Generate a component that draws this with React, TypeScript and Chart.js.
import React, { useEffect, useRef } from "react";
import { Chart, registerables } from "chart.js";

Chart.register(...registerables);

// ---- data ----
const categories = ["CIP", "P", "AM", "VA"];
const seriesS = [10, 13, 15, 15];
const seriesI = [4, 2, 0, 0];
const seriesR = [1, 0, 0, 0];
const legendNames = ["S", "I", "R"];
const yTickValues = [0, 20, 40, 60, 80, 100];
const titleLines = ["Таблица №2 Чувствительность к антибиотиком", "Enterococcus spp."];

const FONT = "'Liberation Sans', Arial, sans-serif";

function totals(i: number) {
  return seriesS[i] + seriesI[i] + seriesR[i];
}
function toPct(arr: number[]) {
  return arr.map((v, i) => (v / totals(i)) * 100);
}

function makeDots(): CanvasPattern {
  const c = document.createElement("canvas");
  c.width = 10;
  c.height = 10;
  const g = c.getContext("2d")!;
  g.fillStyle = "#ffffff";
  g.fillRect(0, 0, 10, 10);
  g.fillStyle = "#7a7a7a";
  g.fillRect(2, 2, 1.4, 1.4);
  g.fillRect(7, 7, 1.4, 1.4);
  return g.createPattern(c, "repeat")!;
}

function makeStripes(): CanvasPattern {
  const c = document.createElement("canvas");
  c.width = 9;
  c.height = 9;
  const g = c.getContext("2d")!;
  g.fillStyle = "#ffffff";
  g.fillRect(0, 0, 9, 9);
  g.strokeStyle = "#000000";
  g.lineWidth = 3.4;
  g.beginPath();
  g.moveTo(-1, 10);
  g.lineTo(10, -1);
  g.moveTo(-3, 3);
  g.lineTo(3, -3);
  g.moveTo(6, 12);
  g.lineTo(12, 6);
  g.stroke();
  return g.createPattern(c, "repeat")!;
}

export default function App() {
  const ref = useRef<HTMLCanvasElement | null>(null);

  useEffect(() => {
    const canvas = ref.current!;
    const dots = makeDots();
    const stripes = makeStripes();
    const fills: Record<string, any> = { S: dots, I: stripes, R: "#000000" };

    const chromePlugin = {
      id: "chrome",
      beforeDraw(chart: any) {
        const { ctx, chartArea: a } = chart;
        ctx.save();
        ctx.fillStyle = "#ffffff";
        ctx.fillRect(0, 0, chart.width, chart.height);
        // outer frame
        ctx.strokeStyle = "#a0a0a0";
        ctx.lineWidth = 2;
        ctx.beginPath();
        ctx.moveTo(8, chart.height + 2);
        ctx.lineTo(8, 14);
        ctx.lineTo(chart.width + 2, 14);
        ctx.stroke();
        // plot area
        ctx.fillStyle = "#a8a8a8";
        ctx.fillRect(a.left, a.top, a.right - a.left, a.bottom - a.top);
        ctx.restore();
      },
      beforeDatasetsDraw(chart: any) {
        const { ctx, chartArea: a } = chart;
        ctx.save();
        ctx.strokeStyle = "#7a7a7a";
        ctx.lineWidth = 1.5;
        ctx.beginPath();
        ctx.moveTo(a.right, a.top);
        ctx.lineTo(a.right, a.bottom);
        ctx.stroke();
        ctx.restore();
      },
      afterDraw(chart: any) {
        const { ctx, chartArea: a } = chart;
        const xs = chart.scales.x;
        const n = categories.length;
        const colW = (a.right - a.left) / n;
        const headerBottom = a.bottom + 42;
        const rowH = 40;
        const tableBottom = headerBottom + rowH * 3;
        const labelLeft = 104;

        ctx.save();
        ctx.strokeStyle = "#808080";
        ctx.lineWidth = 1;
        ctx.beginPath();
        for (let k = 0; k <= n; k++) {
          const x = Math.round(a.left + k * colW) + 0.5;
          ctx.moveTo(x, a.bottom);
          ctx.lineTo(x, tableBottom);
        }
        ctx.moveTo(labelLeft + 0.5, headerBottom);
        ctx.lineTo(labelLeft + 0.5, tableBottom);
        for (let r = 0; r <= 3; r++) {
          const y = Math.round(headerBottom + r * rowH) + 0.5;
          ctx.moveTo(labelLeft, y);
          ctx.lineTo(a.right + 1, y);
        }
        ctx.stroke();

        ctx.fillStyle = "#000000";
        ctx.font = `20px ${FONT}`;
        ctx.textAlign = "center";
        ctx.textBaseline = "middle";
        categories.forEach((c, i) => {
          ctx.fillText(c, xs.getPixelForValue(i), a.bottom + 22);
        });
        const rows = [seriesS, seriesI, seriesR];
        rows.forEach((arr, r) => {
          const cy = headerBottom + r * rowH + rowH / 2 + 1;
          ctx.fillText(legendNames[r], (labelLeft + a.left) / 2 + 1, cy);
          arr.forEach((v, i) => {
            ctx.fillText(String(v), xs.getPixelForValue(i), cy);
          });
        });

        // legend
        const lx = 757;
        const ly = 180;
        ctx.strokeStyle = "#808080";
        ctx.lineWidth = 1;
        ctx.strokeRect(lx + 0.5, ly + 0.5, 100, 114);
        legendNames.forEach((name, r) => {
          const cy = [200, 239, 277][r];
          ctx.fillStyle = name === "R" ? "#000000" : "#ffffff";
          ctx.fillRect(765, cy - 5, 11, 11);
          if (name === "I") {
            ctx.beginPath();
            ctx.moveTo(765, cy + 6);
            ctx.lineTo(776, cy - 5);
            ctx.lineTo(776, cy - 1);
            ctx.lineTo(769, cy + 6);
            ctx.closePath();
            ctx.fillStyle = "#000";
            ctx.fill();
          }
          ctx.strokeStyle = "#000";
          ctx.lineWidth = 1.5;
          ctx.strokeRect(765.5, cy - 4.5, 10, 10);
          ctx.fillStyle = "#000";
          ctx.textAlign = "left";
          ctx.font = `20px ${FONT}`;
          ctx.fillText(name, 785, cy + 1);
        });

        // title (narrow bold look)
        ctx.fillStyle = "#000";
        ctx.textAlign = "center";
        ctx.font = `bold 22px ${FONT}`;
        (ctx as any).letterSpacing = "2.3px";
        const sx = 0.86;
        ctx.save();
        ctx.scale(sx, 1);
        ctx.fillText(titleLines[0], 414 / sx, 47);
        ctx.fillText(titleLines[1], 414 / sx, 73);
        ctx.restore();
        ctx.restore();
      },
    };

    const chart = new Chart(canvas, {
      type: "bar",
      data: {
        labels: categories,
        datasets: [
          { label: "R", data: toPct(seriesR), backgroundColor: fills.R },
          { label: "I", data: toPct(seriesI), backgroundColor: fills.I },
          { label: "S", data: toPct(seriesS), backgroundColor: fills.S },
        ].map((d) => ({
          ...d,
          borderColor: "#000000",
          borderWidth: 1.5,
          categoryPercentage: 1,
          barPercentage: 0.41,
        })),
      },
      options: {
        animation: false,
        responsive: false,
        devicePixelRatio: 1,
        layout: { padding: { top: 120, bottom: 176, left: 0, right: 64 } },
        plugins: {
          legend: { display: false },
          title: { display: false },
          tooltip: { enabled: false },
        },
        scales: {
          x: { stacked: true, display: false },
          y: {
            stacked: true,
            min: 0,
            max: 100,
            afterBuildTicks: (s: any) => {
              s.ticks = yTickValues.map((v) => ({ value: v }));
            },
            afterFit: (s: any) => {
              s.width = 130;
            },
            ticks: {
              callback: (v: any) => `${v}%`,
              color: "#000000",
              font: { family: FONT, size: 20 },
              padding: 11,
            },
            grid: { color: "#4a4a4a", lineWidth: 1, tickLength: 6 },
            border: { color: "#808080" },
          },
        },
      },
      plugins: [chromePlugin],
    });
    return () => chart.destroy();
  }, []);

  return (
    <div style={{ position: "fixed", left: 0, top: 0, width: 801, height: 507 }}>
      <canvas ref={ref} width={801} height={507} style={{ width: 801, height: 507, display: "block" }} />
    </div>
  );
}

• [Your goal]:
Tally up the lines holding the word "React" in the data above, and answer with that figure only.

• [Response to the task]:
2